The news comes after the US Treasury last week announced sanctions on Salameh, as well as his son Nadi Salameh, brother Raja Salameh, assistant Marianne Howayek and friend Anna Kozakova.

The $111 million amount complements the continuing examination of European investigators relating to suspicious commissions totalling $330 million that were funnelled into Forry Associates from 2002 to 2016.

Calls for action

The report’s findings shed light on the factors contributing to Lebanon’s ongoing economic crisis. The combination of questionable financial practices, lack of transparency, and inadequate oversight has exacerbated the country’s financial woes. The central bank’s mismanagement, as highlighted by the report, has played a significant role in the devaluation of the national currency, ballooning deficits, and increasing inflation.

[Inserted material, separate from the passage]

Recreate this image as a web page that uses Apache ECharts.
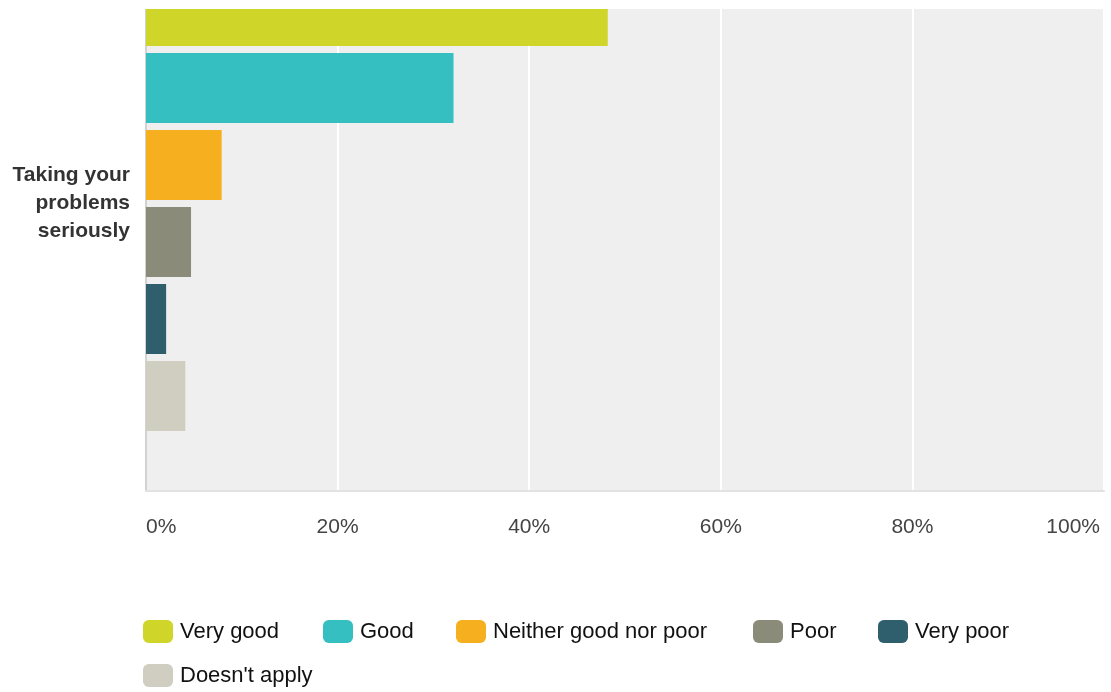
<!DOCTYPE html>
<html>
<head>
<meta charset="utf-8">
<script src="https://cdn.jsdelivr.net/npm/echarts@6/dist/echarts.min.js"></script>
<style>
  html, body { margin: 0; padding: 0; background: #ffffff; overflow: hidden; }
  #wrap { position: relative; width: 1111px; height: 692px; overflow: hidden; }
  /* The drawing surface extends above the visible frame so the bar group
     sits where the upper part of the plot is cut off. */
  #chart { position: absolute; left: 0; top: -93px; width: 1111px; height: 785px; }
</style>
</head>
<body>
<div id="wrap"><div id="chart"></div></div>
<script>
// Survey question and answer shares (percent of respondents)
const categories = ['Taking your\nproblems\nseriously'];
const seriesNames = ['Very good', 'Good', 'Neither good nor poor', 'Poor', 'Very poor', "Doesn't apply"];
const seriesValues = [48.2, 32.1, 7.9, 4.7, 2.1, 4.1];
const seriesColors = ['#d0d52a', '#35bfc1', '#f6af1f', '#8a8b79', '#2f5f6c', '#d0cec0'];
const xTicks = [0, 20, 40, 60, 80, 100];

const FONT = "'Liberation Sans', Arial, sans-serif";
const SHIFT = 93; // hidden band above the visible frame

const chart = echarts.init(document.getElementById('chart'), null, { renderer: 'canvas' });

const series = seriesNames.map((name, i) => ({
  name: name,
  type: 'bar',
  data: [seriesValues[i]],
  barWidth: 70,
  barGap: '10%',
  itemStyle: { color: seriesColors[i] },
  emphasis: { disabled: true }
}));

// One legend entry per component so each swatch sits at its own spot
const legendSpots = [
  [143, 620], [323, 620], [456, 620], [753, 620], [878, 620],
  [143, 664]
];
const legends = seriesNames.map((name, i) => ({
  data: [name],
  left: legendSpots[i][0],
  top: legendSpots[i][1] + SHIFT,
  orient: 'horizontal',
  icon: 'roundRect',
  itemWidth: 30, itemHeight: 23,
  padding: 0,
  selectedMode: false,
  textStyle: { fontFamily: FONT, fontSize: 22, color: '#111111', padding: [0, 0, 0, 2] }
}));

const lastTick = xTicks[xTicks.length - 1];

chart.setOption({
  animation: false,
  backgroundColor: '#ffffff',
  grid: {
    left: 146, right: 7, top: 9, bottom: 201,
    show: true, backgroundColor: '#efefef', borderWidth: 0,
    containLabel: false
  },
  xAxis: {
    type: 'value',
    min: xTicks[0],
    max: lastTick,
    interval: xTicks[1] - xTicks[0],
    axisLine: { show: true, lineStyle: { color: '#e2e2e2', width: 2 } },
    axisTick: { show: false },
    splitLine: { show: true, lineStyle: { color: '#ffffff', width: 2 } },
    axisLabel: {
      formatter: v => (v === lastTick ? '{last|' + v + '%}' : v + '%'),
      rich: {
        last: { fontFamily: FONT, fontSize: 21, color: '#444444', padding: [0, 4, 0, 0] }
      },
      fontFamily: FONT, fontSize: 21, color: '#444444',
      margin: 26,
      alignMinLabel: 'left',
      alignMaxLabel: 'right'
    }
  },
  yAxis: {
    type: 'category',
    data: categories,
    axisTick: { show: false },
    axisLine: { show: true, lineStyle: { color: '#d2d2d2', width: 2 } },
    splitLine: { show: false },
    axisLabel: {
      fontFamily: FONT, fontSize: 21, fontWeight: 'bold', color: '#333333',
      lineHeight: 28, margin: 16, align: 'right',
      padding: [4, 0, 0, 0]
    }
  },
  legend: legends,
  graphic: [
    {
      type: 'rect',
      z: 100,
      shape: { x: 0, y: SHIFT, width: 1111, height: 9 },
      style: { fill: '#ffffff' },
      silent: true
    }
  ],
  series: series
});
</script>
</body>
</html>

The release of the preliminary forensic report has triggered calls from civil movements to urgently address the systemic issues within Lebanon’s central bank, while numerous Lebanese politicians (including caretaker Finance minister Youssef Khalil) have called upon the judiciary to conduct an investigation and urged the parliament to take action.

Commenting on the report, the IMF said that addressing these concerns is crucial for restoring confidence in Lebanon’s financial system and laying the groundwork for economic recovery.